MEPs give cautious welcome to UK proposals for Irish Sea border checks for food products

The border checks, the details of which are contained in a Northern Ireland Protocol roadmap, will be brought in in four stages from October.
nmann77

By Martin Banks

Martin Banks is a senior reporter at the Parliament Magazine

20 May 2021

A Northern Ireland Protocol roadmap says phase one will cover fresh meat products and phase two, at the end of January 2022, will cover dairy products, plants and wine.

Phases three and four would cover fruit and vegetable marketing standards, pet food, organics and composite product.

The Protocol is the part of the Brexit deal, which creates a trade border between Great Britain and Northern Ireland.

In March, the UK delayed introducing some new border processes without EU agreement which led to the EU starting legal proceedings against the UK.

The roadmap document covers more than 20 separate issues including medicines, access to databases, pet travel and the VAT treatment of second-hand cars.

So far, the movement of food products from the UK mainland to Northern Ireland has been the biggest practical challenge of the sea border.

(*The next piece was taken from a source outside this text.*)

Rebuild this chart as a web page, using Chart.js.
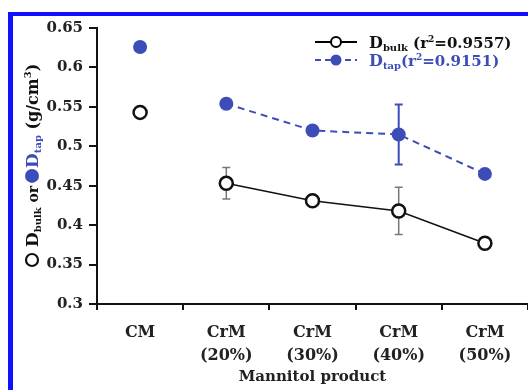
<!DOCTYPE html>
<html>
<head>
<meta charset="utf-8">
<script src="https://cdn.jsdelivr.net/npm/chart.js@4.4.1/dist/chart.umd.min.js"></script>
<style>
  html, body { margin: 0; padding: 0; background: #fff; }
  #wrap { position: relative; width: 528px; height: 390px; }
</style>
</head>
<body>
<div id="wrap"><canvas id="density-chart" width="528" height="390"></canvas></div>
<script>
// Mannitol products on the x axis
const categories = ['CM', ['CrM', '(20%)'], ['CrM', '(30%)'], ['CrM', '(40%)'], ['CrM', '(50%)']];

// Bulk and tapped density (g/cm3)
const bulkDensity = [0.543, 0.453, 0.431, 0.418, 0.377];
const tapDensity = [0.626, 0.554, 0.520, 0.515, 0.465];

// error bar half-heights
const bulkError = [0, 0.020, 0, 0.030, 0];
const tapError = [0, 0, 0, 0.038, 0];

// y axis range
const yMin = 0.3;
const yMax = 0.65;
const yStep = 0.05;

const BLUE = '#3d4db7';
const SERIF = '"DejaVu Serif", serif';

// no line from CM to the first CrM point
const skipFirst = (color) => (c) => c.p0DataIndex === 0 ? 'rgba(0,0,0,0)' : color;

// blue frame on top and left of the picture
const framePlugin = {
    id: 'frame',
    beforeDraw(chart) {
        const c = chart.ctx;
        c.save();
        c.fillStyle = '#1010ff';
        c.fillRect(8, 12, 520, 4);
        c.fillRect(8, 12, 5, 378);
        c.restore();
    }
};

// vertical error bars with caps
const errorBarPlugin = {
    id: 'errorBars',
    beforeDatasetsDraw(chart) {
        const c = chart.ctx;
        const y = chart.scales.y;
        const sets = [[0, bulkError, '#777', 1.5], [1, tapError, BLUE, 2]];
        c.save();
        sets.forEach(([idx, errs, color, w]) => {
            const meta = chart.getDatasetMeta(idx);
            const vals = chart.data.datasets[idx].data;
            errs.forEach((e, j) => {
                if (!e) return;
                const x = meta.data[j].x;
                const top = y.getPixelForValue(vals[j] + e);
                const bot = y.getPixelForValue(vals[j] - e);
                c.strokeStyle = color;
                c.lineWidth = w;
                c.beginPath();
                c.moveTo(x, top); c.lineTo(x, bot);
                c.moveTo(x - 4, top); c.lineTo(x + 4, top);
                c.moveTo(x - 4, bot); c.lineTo(x + 4, bot);
                c.stroke();
            });
        });
        c.restore();
    }
};

// draws runs of [text, font, color, baselineShift] left to right
function drawRuns(c, runs, x, y) {
    runs.forEach(([t, f, col, dy]) => {
        c.font = f;
        c.fillStyle = col;
        c.fillText(t, x, y + dy);
        x += c.measureText(t).width;
    });
    return x;
}

// legend and y title (need subscripts, so drawn by hand)
const labelsPlugin = {
    id: 'labels',
    afterDraw(chart) {
        const c = chart.ctx;
        c.save();
        c.textBaseline = 'alphabetic';

        // legend row 1
        c.strokeStyle = '#000';
        c.lineWidth = 2;
        c.beginPath(); c.moveTo(315, 42); c.lineTo(357, 42); c.stroke();
        c.fillStyle = '#fff';
        c.beginPath(); c.arc(336, 42, 5, 0, Math.PI * 2); c.fill(); c.stroke();
        drawRuns(c, [
            ['D', 'bold 16px ' + SERIF, '#111', 0],
            ['bulk', 'bold 10px ' + SERIF, '#111', 3],
            [' (r', 'bold 15px ' + SERIF, '#111', 0],
            ['2', 'bold 9px ' + SERIF, '#111', -6],
            ['=0.9557)', 'bold 15px ' + SERIF, '#111', 0]
        ], 369, 48);

        // legend row 2
        c.strokeStyle = BLUE;
        c.setLineDash([6, 4]);
        c.beginPath(); c.moveTo(315, 60); c.lineTo(357, 60); c.stroke();
        c.setLineDash([]);
        c.fillStyle = BLUE;
        c.beginPath(); c.arc(336, 60, 5.5, 0, Math.PI * 2); c.fill();
        drawRuns(c, [
            ['D', 'bold 16px ' + SERIF, BLUE, 0],
            ['tap', 'bold 10px ' + SERIF, BLUE, 3],
            ['(r', 'bold 15px ' + SERIF, BLUE, 0],
            ['2', 'bold 9px ' + SERIF, BLUE, -6],
            ['=0.9151)', 'bold 15px ' + SERIF, BLUE, 0]
        ], 369, 66);

        // y axis title, rotated
        c.translate(38, 267);
        c.rotate(-Math.PI / 2);
        c.strokeStyle = '#111';
        c.lineWidth = 2.2;
        c.beginPath(); c.arc(7, -6, 6, 0, Math.PI * 2); c.stroke();
        let x = drawRuns(c, [
            [' D', 'bold 17px ' + SERIF, '#111', 0],
            ['bulk', 'bold 10px ' + SERIF, '#111', 3],
            [' or ', 'bold 14px ' + SERIF, '#111', 0]
        ], 14, 0);
        c.fillStyle = BLUE;
        c.beginPath(); c.arc(x + 5, -6, 7, 0, Math.PI * 2); c.fill();
        x = drawRuns(c, [
            ['D', 'bold 17px ' + SERIF, BLUE, 0],
            ['tap', 'bold 10px ' + SERIF, BLUE, 3],
            [' (g/cm', 'bold 16px ' + SERIF, '#111', 0],
            ['3', 'bold 10px ' + SERIF, '#111', -7],
            [')', 'bold 16px ' + SERIF, '#111', 0]
        ], x + 13, 0);
        c.restore();
    }
};

const ctx = document.getElementById('density-chart');
const densityChart = new Chart(ctx, {
    type: 'line',
    data: {
        labels: categories,
        datasets: [{
            label: 'D bulk',
            data: bulkDensity,
            borderColor: '#111',
            borderWidth: 1.5,
            pointRadius: 6.5,
            pointBorderWidth: 2.5,
            pointBackgroundColor: '#fff',
            pointBorderColor: '#111',
            segment: { borderColor: skipFirst('#111') }
        }, {
            label: 'D tap',
            data: tapDensity,
            borderColor: BLUE,
            borderWidth: 2,
            borderDash: [7, 5],
            pointRadius: 7,
            pointBorderWidth: 0,
            pointBackgroundColor: BLUE,
            segment: { borderColor: skipFirst(BLUE) }
        }]
    },
    options: {
        responsive: false,
        animation: false,
        devicePixelRatio: 1,
        layout: { autoPadding: false, padding: { left: 0, top: 28, right: 0, bottom: 0 } },
        plugins: {
            legend: { display: false },
            tooltip: { enabled: false }
        },
        scales: {
            x: {
                offset: true,
                border: { display: true, color: '#111', width: 2 },
                grid: { offset: true, drawOnChartArea: false, tickLength: 6, color: '#111', lineWidth: 2 },
                ticks: {
                    color: '#222',
                    maxRotation: 0,
                    padding: 12,
                    font: { family: SERIF, size: 16, weight: 'bold', lineHeight: 1.4 }
                },
                title: {
                    display: true,
                    text: 'Mannitol product',
                    color: '#222',
                    font: { family: SERIF, size: 15, weight: 'bold' },
                    padding: { top: 0, bottom: 4 }
                },
                afterFit(s) {
                    s.height = 86;
                    s.paddingLeft = 0;
                    s.paddingRight = 0;
                }
            },
            y: {
                min: yMin,
                max: yMax,
                border: { display: true, color: '#111', width: 2 },
                grid: { drawOnChartArea: false, tickLength: 8, color: '#111', lineWidth: 2 },
                ticks: {
                    stepSize: yStep,
                    color: '#222',
                    padding: 6,
                    font: { family: SERIF, size: 15, weight: 'bold' },
                    callback: (v) => String(Number(v.toFixed(2)))
                },
                afterFit(s) { s.width = 97; }
            }
        }
    },
    plugins: [framePlugin, errorBarPlugin, labelsPlugin]
});
</script>
</body>
</html>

“I welcome that the UK government is engaging in good faith. The EU is committed to find practical solutions for the everyday life of people in Northern Ireland” David McAllister, EPP

Under Brexit, Northern Ireland has remained a part of the EU's single market while the rest of the UK has left, which means food products entering the province from the UK need to be professionally certified and are subject to new checks and controls at ports.

Speaking to this site, Irish Renew Europe MEP Barry Andrews said, “I would give a cautious welcome to the UK proposal. There would appear to be a more constructive approach to implementation of the Protocol on the UK side.”

“The key to all of this is for the Northern Ireland parties to come together to recognise the great potential that a successfully implemented Withdrawal Agreement could have for all communities in Northern Ireland.”

Further reaction came from German EPP member David McAllister, chair of the foreign affairs committee, who also told this site, “The implementation of the Protocol is the only way to preserve stability on the island of Ireland. Both sides need to mutually agree on a path towards full compliance with the Protocol.”

“This includes clear deadlines and milestones. I welcome that the UK government is engaging in good faith. The EU is committed to find practical solutions for everyday life of people in Northern Ireland.”

He added, “At the same time, the integrity of the single market must be safeguarded.”

“I would give a cautious welcome to the UK proposal. There would appear to be a more constructive approach to implementation of the Protocol on the UK side” Barry Andrews, Renew Europe

Further comment came from Gwendoline Delbos-Corfield, the Greens/EFA substitute member of the UK Coordination Group, or UKCG.

She told this website, “This is a step in the right direction, and one that should allow for more certainty for citizens and businesses in Northern Ireland in the long run.”

But she noted, “We still have too little clarity on the timeline for the official certification of certain products. We have the same issue on the already considerably delayed construction of customs facilities. Recently, the Northern Ireland Protocol has been weaponised to score political points.”

“Teething problems were always to be anticipated, however. This is the Brexit the UK government chose and we expect them to stick to their international commitments.”

“It is our hope that this latest progress on the Protocol could mark the beginning of a better relationship between the UK and the EU, one that is based on mutual trust and on the full implementation of the UK's rights and obligations.”

“We still have too little clarity on the timeline for the official certification of certain products. We have the same issue on the already considerably delayed construction of customs facilities. Recently, the Northern Ireland Protocol has been weaponised to score political points”

Gwendoline Delbos-Corfield, Greens/EFA

Polish EPP deputy Danuta Hubner, also speaking to this site, said, “Any action to be undertaken requires consultation. There is a space for political dialogue on all aspects of the implementation of the Protocol on Ireland and Northern Ireland. There is also space for technical dialogue which I am sure can be very helpful in deescalating political tensions.”

The former commissioner said, “We must not forget that the Protocol is the only available, jointly agreed, means to avoid the return of the border while protecting the integrity of the EU single market of 450 million people. Continuation of dialogue in good faith is key.”

“The EU has the right to expect from the UK the implementation of agreed commitments.”